• **Work to do**: Repeat every line of the listing below exactly, minus the pictures.

• **Collected material**:
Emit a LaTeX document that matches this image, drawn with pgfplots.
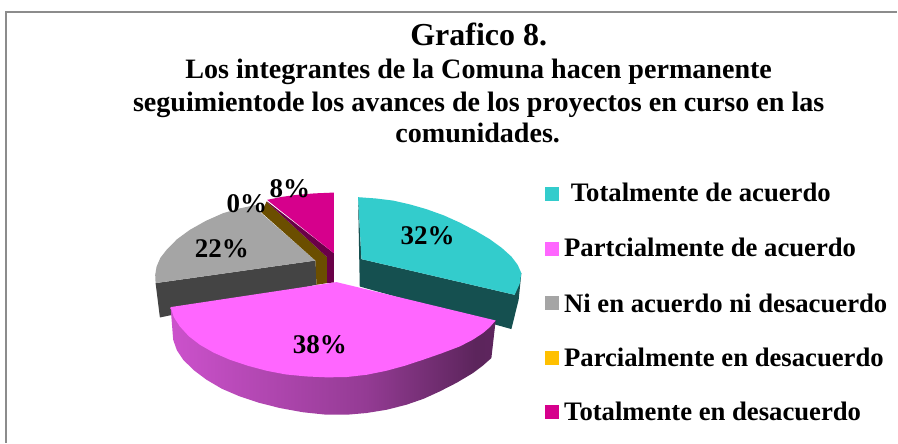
\documentclass[border=0pt]{standalone}
\usepackage{fontspec}
\setmainfont{Liberation Serif}
\usepackage{pgfplots}
\pgfplotsset{compat=1.18}
\definecolor{tealTop}{HTML}{33CCCC}
\definecolor{tealSide}{HTML}{155050}
\definecolor{magTop}{HTML}{FF66FF}
\definecolor{grayTop}{HTML}{A5A5A5}
\definecolor{graySide}{HTML}{444444}
\definecolor{amberKey}{HTML}{FFC000}
\definecolor{brownSide}{HTML}{6B4E00}
\definecolor{pinkTop}{HTML}{D6008C}
\definecolor{pinkSide}{HTML}{6A0048}
\definecolor{frameLine}{HTML}{8C8C8C}
\pgfdeclarehorizontalshading{magSide}{100bp}{
  color(0bp)=(magTop!80!black); color(25bp)=(magTop!80!black);
  color(55bp)=(magTop!58!black); color(72bp)=(magTop!36!black);
  color(100bp)=(magTop!42!black)}
\tikzset{
  ttl/.style={anchor=base, font=\fontsize{28.1}{28.1}\selectfont\bfseries},
  key/.style={anchor=base west, font=\fontsize{26.7}{26.7}\selectfont\bfseries},
  pct/.style={anchor=base, font=\fontsize{27}{27}\selectfont\bfseries},
}
\begin{document}
\begin{tikzpicture}
\begin{axis}[
  scale only axis, width=898pt, height=443pt,
  xmin=0, xmax=898, ymin=0, ymax=443, y dir=reverse,
  hide axis, clip=false,
  every axis plot/.append style={draw=none},
]
% page background, keeps the full canvas
\addplot[fill=white] coordinates {(0,0)(898,0)(898,443)(0,443)} -- cycle;
% frame
\addplot[draw=frameLine, line width=1.2pt] coordinates {(6,443)(6,12)(898,12)};

% teal slice
\addplot[fill=tealSide] coordinates {(358.3,197.3)(361.7,259.3)(515,295)(521.7,273.3)(519,300)(511.7,329.3)(360,286.7)} -- cycle;
\addplot[fill=tealTop] coordinates {(361.7,259.3)(358.3,197.3)(376,198.6)(393.3,200.7)(410,204.5)(426.7,209.3)(444,215.5)(460,222.7)(476,231)(490,239.3)(502,248)(511.7,256.7)(518,265)(521.7,273.3)(520,284)(515,295)} -- cycle;

% gray slice
\addplot[fill=graySide] coordinates {(155.7,283.3)(315.7,260.7)(316.7,285)(160,317.7)} -- cycle;
\addplot[fill=grayTop] coordinates {(315.7,260.7)(260.7,212.7)(256.7,205)(240,208.5)(223.3,213.3)(206,221)(190,230)(177,239.5)(166.7,250)(160.5,258)(156.7,266.7)(155.3,275)(155.7,283.3)} -- cycle;

% 0% and 8% slices
\addplot[fill=brownSide] coordinates {(261.7,212.7)(266.7,201.7)(327.3,257.3)(327.3,283.3)(316.7,285)(315.7,260.7)} -- cycle;
\addplot[fill=pinkSide] coordinates {(267.3,201.7)(334,253.3)(334,282.7)(327.3,283.3)(327.3,257.3)(266.7,201.7)} -- cycle;
\addplot[fill=pinkTop] coordinates {(267.3,200)(282,197)(296.7,195)(315,193.5)(334,192.7)(334,253.3)} -- cycle;

% magenta slice
\addplot[shading=magSide] coordinates {(170.7,307.3)(173.3,340)(177,350.5)(183.3,360)(194,370.5)(206.7,380)(222,389)(240,396.7)(259,403)(280,408.3)(303,412.5)(326.7,415)(347,415)(366.7,413.3)(387,410)(406.7,405)(424,399)(440,391.7)(457,383)(473.3,373.3)(483,366)(491.7,358.3)(496,320.7)} -- cycle;
\addplot[fill=magTop] coordinates {(336.7,282.3)(170.7,307.3)(174,317.5)(180,326.7)(189,336.5)(200,345)(214,353)(230,360)(248,366)(266.7,371)(286,374.7)(306.7,376.7)(327,377.6)(346.7,377.3)(367,375)(386.7,371)(405,366)(423.3,360)(442,353.5)(460,346.7)(473,340)(483.3,333.3)(490,327.5)(496,320.7)} -- cycle;

% legend keys
\addplot[fill=tealTop] coordinates {(545,187)(559,187)(559,201)(545,201)} -- cycle;
\addplot[fill=magTop] coordinates {(545,242)(559,242)(559,256)(545,256)} -- cycle;
\addplot[fill=grayTop] coordinates {(545,296)(559,296)(559,310)(545,310)} -- cycle;
\addplot[fill=amberKey] coordinates {(545,351)(559,351)(559,365)(545,365)} -- cycle;
\addplot[fill=pinkTop] coordinates {(545,405)(559,405)(559,419)(545,419)} -- cycle;

\node[ttl, font=\fontsize{32}{32}\selectfont\bfseries] at (axis cs:479,45.7) {Grafico 8.};
\node[ttl] at (axis cs:479,79) {Los integrantes de la Comuna hacen permanente};
\node[ttl] at (axis cs:479,112) {seguimientode los avances de los proyectos en curso en las};
\node[ttl] at (axis cs:478,143) {comunidades.};

\node[pct] at (axis cs:428,245) {32\%};
\node[pct] at (axis cs:320,354) {38\%};
\node[pct] at (axis cs:222,257.3) {22\%};
\node[pct] at (axis cs:247,212.7) {0\%};
\node[pct] at (axis cs:290,197.3) {8\%};

\node[key,inner sep=0pt] at (axis cs:571,201.7) {Totalmente de acuerdo};
\node[key,inner sep=0pt] at (axis cs:564.3,257) {Partcialmente de acuerdo};
\node[key,inner sep=0pt] at (axis cs:564.3,312.3) {Ni en acuerdo ni desacuerdo};
\node[key,inner sep=0pt] at (axis cs:564.3,366.7) {Parcialmente en desacuerdo};
\node[key,inner sep=0pt] at (axis cs:564.3,420.7) {Totalmente en desacuerdo};
\end{axis}
\end{tikzpicture}
\end{document}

• **Result of the task**:
Emit a LaTeX document that matches this image, drawn with pgfplots.
\documentclass[border=0pt]{standalone}
\usepackage{fontspec}
\setmainfont{Liberation Serif}
\usepackage{pgfplots}
\pgfplotsset{compat=1.18}
\definecolor{tealTop}{HTML}{33CCCC}
\definecolor{tealSide}{HTML}{155050}
\definecolor{magTop}{HTML}{FF66FF}
\definecolor{grayTop}{HTML}{A5A5A5}
\definecolor{graySide}{HTML}{444444}
\definecolor{amberKey}{HTML}{FFC000}
\definecolor{brownSide}{HTML}{6B4E00}
\definecolor{pinkTop}{HTML}{D6008C}
\definecolor{pinkSide}{HTML}{6A0048}
\definecolor{frameLine}{HTML}{8C8C8C}
\pgfdeclarehorizontalshading{magSide}{100bp}{
  color(0bp)=(magTop!80!black); color(25bp)=(magTop!80!black);
  color(55bp)=(magTop!58!black); color(72bp)=(magTop!36!black);
  color(100bp)=(magTop!42!black)}
\tikzset{
  ttl/.style={anchor=base, font=\fontsize{28.1}{28.1}\selectfont\bfseries},
  key/.style={anchor=base west, font=\fontsize{26.7}{26.7}\selectfont\bfseries},
  pct/.style={anchor=base, font=\fontsize{27}{27}\selectfont\bfseries},
}
\begin{document}
\begin{tikzpicture}
\begin{axis}[
  scale only axis, width=898pt, height=443pt,
  xmin=0, xmax=898, ymin=0, ymax=443, y dir=reverse,
  hide axis, clip=false,
  every axis plot/.append style={draw=none},
]
% page background, keeps the full canvas
\addplot[fill=white] coordinates {(0,0)(898,0)(898,443)(0,443)} -- cycle;
% frame
\addplot[draw=frameLine, line width=1.2pt] coordinates {(6,443)(6,12)(898,12)};

% teal slice
\addplot[fill=tealSide] coordinates {(358.3,197.3)(361.7,259.3)(515,295)(521.7,273.3)(519,300)(511.7,329.3)(360,286.7)} -- cycle;
\addplot[fill=tealTop] coordinates {(361.7,259.3)(358.3,197.3)(376,198.6)(393.3,200.7)(410,204.5)(426.7,209.3)(444,215.5)(460,222.7)(476,231)(490,239.3)(502,248)(511.7,256.7)(518,265)(521.7,273.3)(520,284)(515,295)} -- cycle;

% gray slice
\addplot[fill=graySide] coordinates {(155.7,283.3)(315.7,260.7)(316.7,285)(160,317.7)} -- cycle;
\addplot[fill=grayTop] coordinates {(315.7,260.7)(260.7,212.7)(256.7,205)(240,208.5)(223.3,213.3)(206,221)(190,230)(177,239.5)(166.7,250)(160.5,258)(156.7,266.7)(155.3,275)(155.7,283.3)} -- cycle;

% 0% and 8% slices
\addplot[fill=brownSide] coordinates {(261.7,212.7)(266.7,201.7)(327.3,257.3)(327.3,283.3)(316.7,285)(315.7,260.7)} -- cycle;
\addplot[fill=pinkSide] coordinates {(267.3,201.7)(334,253.3)(334,282.7)(327.3,283.3)(327.3,257.3)(266.7,201.7)} -- cycle;
\addplot[fill=pinkTop] coordinates {(267.3,200)(282,197)(296.7,195)(315,193.5)(334,192.7)(334,253.3)} -- cycle;

% magenta slice
\addplot[shading=magSide] coordinates {(170.7,307.3)(173.3,340)(177,350.5)(183.3,360)(194,370.5)(206.7,380)(222,389)(240,396.7)(259,403)(280,408.3)(303,412.5)(326.7,415)(347,415)(366.7,413.3)(387,410)(406.7,405)(424,399)(440,391.7)(457,383)(473.3,373.3)(483,366)(491.7,358.3)(496,320.7)} -- cycle;
\addplot[fill=magTop] coordinates {(336.7,282.3)(170.7,307.3)(174,317.5)(180,326.7)(189,336.5)(200,345)(214,353)(230,360)(248,366)(266.7,371)(286,374.7)(306.7,376.7)(327,377.6)(346.7,377.3)(367,375)(386.7,371)(405,366)(423.3,360)(442,353.5)(460,346.7)(473,340)(483.3,333.3)(490,327.5)(496,320.7)} -- cycle;

% legend keys
\addplot[fill=tealTop] coordinates {(545,187)(559,187)(559,201)(545,201)} -- cycle;
\addplot[fill=magTop] coordinates {(545,242)(559,242)(559,256)(545,256)} -- cycle;
\addplot[fill=grayTop] coordinates {(545,296)(559,296)(559,310)(545,310)} -- cycle;
\addplot[fill=amberKey] coordinates {(545,351)(559,351)(559,365)(545,365)} -- cycle;
\addplot[fill=pinkTop] coordinates {(545,405)(559,405)(559,419)(545,419)} -- cycle;

\node[ttl, font=\fontsize{32}{32}\selectfont\bfseries] at (axis cs:479,45.7) {Grafico 8.};
\node[ttl] at (axis cs:479,79) {Los integrantes de la Comuna hacen permanente};
\node[ttl] at (axis cs:479,112) {seguimientode los avances de los proyectos en curso en las};
\node[ttl] at (axis cs:478,143) {comunidades.};

\node[pct] at (axis cs:428,245) {32\%};
\node[pct] at (axis cs:320,354) {38\%};
\node[pct] at (axis cs:222,257.3) {22\%};
\node[pct] at (axis cs:247,212.7) {0\%};
\node[pct] at (axis cs:290,197.3) {8\%};

\node[key,inner sep=0pt] at (axis cs:571,201.7) {Totalmente de acuerdo};
\node[key,inner sep=0pt] at (axis cs:564.3,257) {Partcialmente de acuerdo};
\node[key,inner sep=0pt] at (axis cs:564.3,312.3) {Ni en acuerdo ni desacuerdo};
\node[key,inner sep=0pt] at (axis cs:564.3,366.7) {Parcialmente en desacuerdo};
\node[key,inner sep=0pt] at (axis cs:564.3,420.7) {Totalmente en desacuerdo};
\end{axis}
\end{tikzpicture}
\end{document}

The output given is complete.